--- start of Source excerpt ---

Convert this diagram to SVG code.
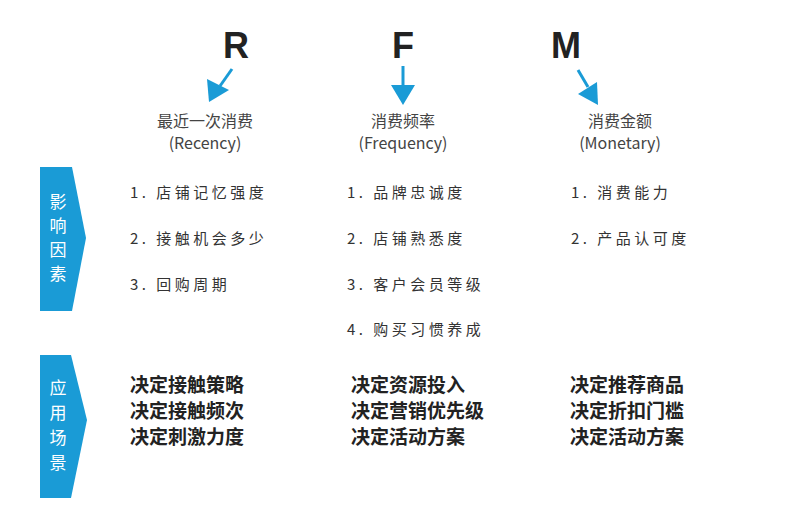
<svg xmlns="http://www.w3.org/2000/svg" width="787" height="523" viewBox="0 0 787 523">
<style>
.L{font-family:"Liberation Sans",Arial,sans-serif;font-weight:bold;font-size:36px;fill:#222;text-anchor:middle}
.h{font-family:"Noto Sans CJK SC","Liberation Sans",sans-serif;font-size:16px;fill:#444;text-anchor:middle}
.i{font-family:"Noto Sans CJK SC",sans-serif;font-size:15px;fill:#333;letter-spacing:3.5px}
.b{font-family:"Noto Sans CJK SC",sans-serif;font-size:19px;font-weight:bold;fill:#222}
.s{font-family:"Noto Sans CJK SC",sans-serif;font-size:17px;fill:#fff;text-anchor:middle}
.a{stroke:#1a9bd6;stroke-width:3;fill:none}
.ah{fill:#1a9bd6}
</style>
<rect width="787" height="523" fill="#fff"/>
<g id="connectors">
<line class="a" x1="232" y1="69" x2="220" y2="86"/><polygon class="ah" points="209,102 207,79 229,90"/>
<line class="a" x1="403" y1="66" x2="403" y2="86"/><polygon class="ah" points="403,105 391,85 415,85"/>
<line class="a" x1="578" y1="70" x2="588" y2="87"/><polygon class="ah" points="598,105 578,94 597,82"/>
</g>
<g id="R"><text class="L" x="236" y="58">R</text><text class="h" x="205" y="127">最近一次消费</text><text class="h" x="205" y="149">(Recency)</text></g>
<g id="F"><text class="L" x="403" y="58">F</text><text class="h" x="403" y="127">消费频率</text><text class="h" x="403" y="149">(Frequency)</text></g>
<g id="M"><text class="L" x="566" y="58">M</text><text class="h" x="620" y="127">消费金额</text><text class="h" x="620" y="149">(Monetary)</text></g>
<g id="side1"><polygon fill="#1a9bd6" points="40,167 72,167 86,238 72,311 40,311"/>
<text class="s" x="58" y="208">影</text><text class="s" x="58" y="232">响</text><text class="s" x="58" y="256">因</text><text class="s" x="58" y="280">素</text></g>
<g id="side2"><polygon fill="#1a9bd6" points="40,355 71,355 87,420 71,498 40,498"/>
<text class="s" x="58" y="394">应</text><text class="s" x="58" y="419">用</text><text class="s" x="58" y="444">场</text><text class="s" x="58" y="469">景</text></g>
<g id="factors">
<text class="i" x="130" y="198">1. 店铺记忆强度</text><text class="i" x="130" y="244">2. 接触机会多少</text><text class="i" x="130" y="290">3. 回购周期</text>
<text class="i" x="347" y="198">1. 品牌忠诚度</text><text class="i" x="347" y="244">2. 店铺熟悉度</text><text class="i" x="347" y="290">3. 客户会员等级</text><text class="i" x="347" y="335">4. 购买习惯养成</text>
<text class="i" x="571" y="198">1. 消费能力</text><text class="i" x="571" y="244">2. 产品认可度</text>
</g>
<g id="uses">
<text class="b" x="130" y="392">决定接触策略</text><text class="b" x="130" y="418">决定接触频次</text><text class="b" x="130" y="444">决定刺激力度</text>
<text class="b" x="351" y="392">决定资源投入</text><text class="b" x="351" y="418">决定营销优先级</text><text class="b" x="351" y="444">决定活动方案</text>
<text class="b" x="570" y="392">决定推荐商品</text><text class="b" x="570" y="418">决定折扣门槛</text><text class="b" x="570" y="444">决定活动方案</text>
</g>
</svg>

--- end of Source excerpt ---

### Written exercise
Output all of the data exactly as it stands, minus any images.

### Result of the task
Convert this diagram to SVG code.
<svg xmlns="http://www.w3.org/2000/svg" width="787" height="523" viewBox="0 0 787 523">
<style>
.L{font-family:"Liberation Sans",Arial,sans-serif;font-weight:bold;font-size:36px;fill:#222;text-anchor:middle}
.h{font-family:"Noto Sans CJK SC","Liberation Sans",sans-serif;font-size:16px;fill:#444;text-anchor:middle}
.i{font-family:"Noto Sans CJK SC",sans-serif;font-size:15px;fill:#333;letter-spacing:3.5px}
.b{font-family:"Noto Sans CJK SC",sans-serif;font-size:19px;font-weight:bold;fill:#222}
.s{font-family:"Noto Sans CJK SC",sans-serif;font-size:17px;fill:#fff;text-anchor:middle}
.a{stroke:#1a9bd6;stroke-width:3;fill:none}
.ah{fill:#1a9bd6}
</style>
<rect width="787" height="523" fill="#fff"/>
<g id="connectors">
<line class="a" x1="232" y1="69" x2="220" y2="86"/><polygon class="ah" points="209,102 207,79 229,90"/>
<line class="a" x1="403" y1="66" x2="403" y2="86"/><polygon class="ah" points="403,105 391,85 415,85"/>
<line class="a" x1="578" y1="70" x2="588" y2="87"/><polygon class="ah" points="598,105 578,94 597,82"/>
</g>
<g id="R"><text class="L" x="236" y="58">R</text><text class="h" x="205" y="127">最近一次消费</text><text class="h" x="205" y="149">(Recency)</text></g>
<g id="F"><text class="L" x="403" y="58">F</text><text class="h" x="403" y="127">消费频率</text><text class="h" x="403" y="149">(Frequency)</text></g>
<g id="M"><text class="L" x="566" y="58">M</text><text class="h" x="620" y="127">消费金额</text><text class="h" x="620" y="149">(Monetary)</text></g>
<g id="side1"><polygon fill="#1a9bd6" points="40,167 72,167 86,238 72,311 40,311"/>
<text class="s" x="58" y="208">影</text><text class="s" x="58" y="232">响</text><text class="s" x="58" y="256">因</text><text class="s" x="58" y="280">素</text></g>
<g id="side2"><polygon fill="#1a9bd6" points="40,355 71,355 87,420 71,498 40,498"/>
<text class="s" x="58" y="394">应</text><text class="s" x="58" y="419">用</text><text class="s" x="58" y="444">场</text><text class="s" x="58" y="469">景</text></g>
<g id="factors">
<text class="i" x="130" y="198">1. 店铺记忆强度</text><text class="i" x="130" y="244">2. 接触机会多少</text><text class="i" x="130" y="290">3. 回购周期</text>
<text class="i" x="347" y="198">1. 品牌忠诚度</text><text class="i" x="347" y="244">2. 店铺熟悉度</text><text class="i" x="347" y="290">3. 客户会员等级</text><text class="i" x="347" y="335">4. 购买习惯养成</text>
<text class="i" x="571" y="198">1. 消费能力</text><text class="i" x="571" y="244">2. 产品认可度</text>
</g>
<g id="uses">
<text class="b" x="130" y="392">决定接触策略</text><text class="b" x="130" y="418">决定接触频次</text><text class="b" x="130" y="444">决定刺激力度</text>
<text class="b" x="351" y="392">决定资源投入</text><text class="b" x="351" y="418">决定营销优先级</text><text class="b" x="351" y="444">决定活动方案</text>
<text class="b" x="570" y="392">决定推荐商品</text><text class="b" x="570" y="418">决定折扣门槛</text><text class="b" x="570" y="444">决定活动方案</text>
</g>
</svg>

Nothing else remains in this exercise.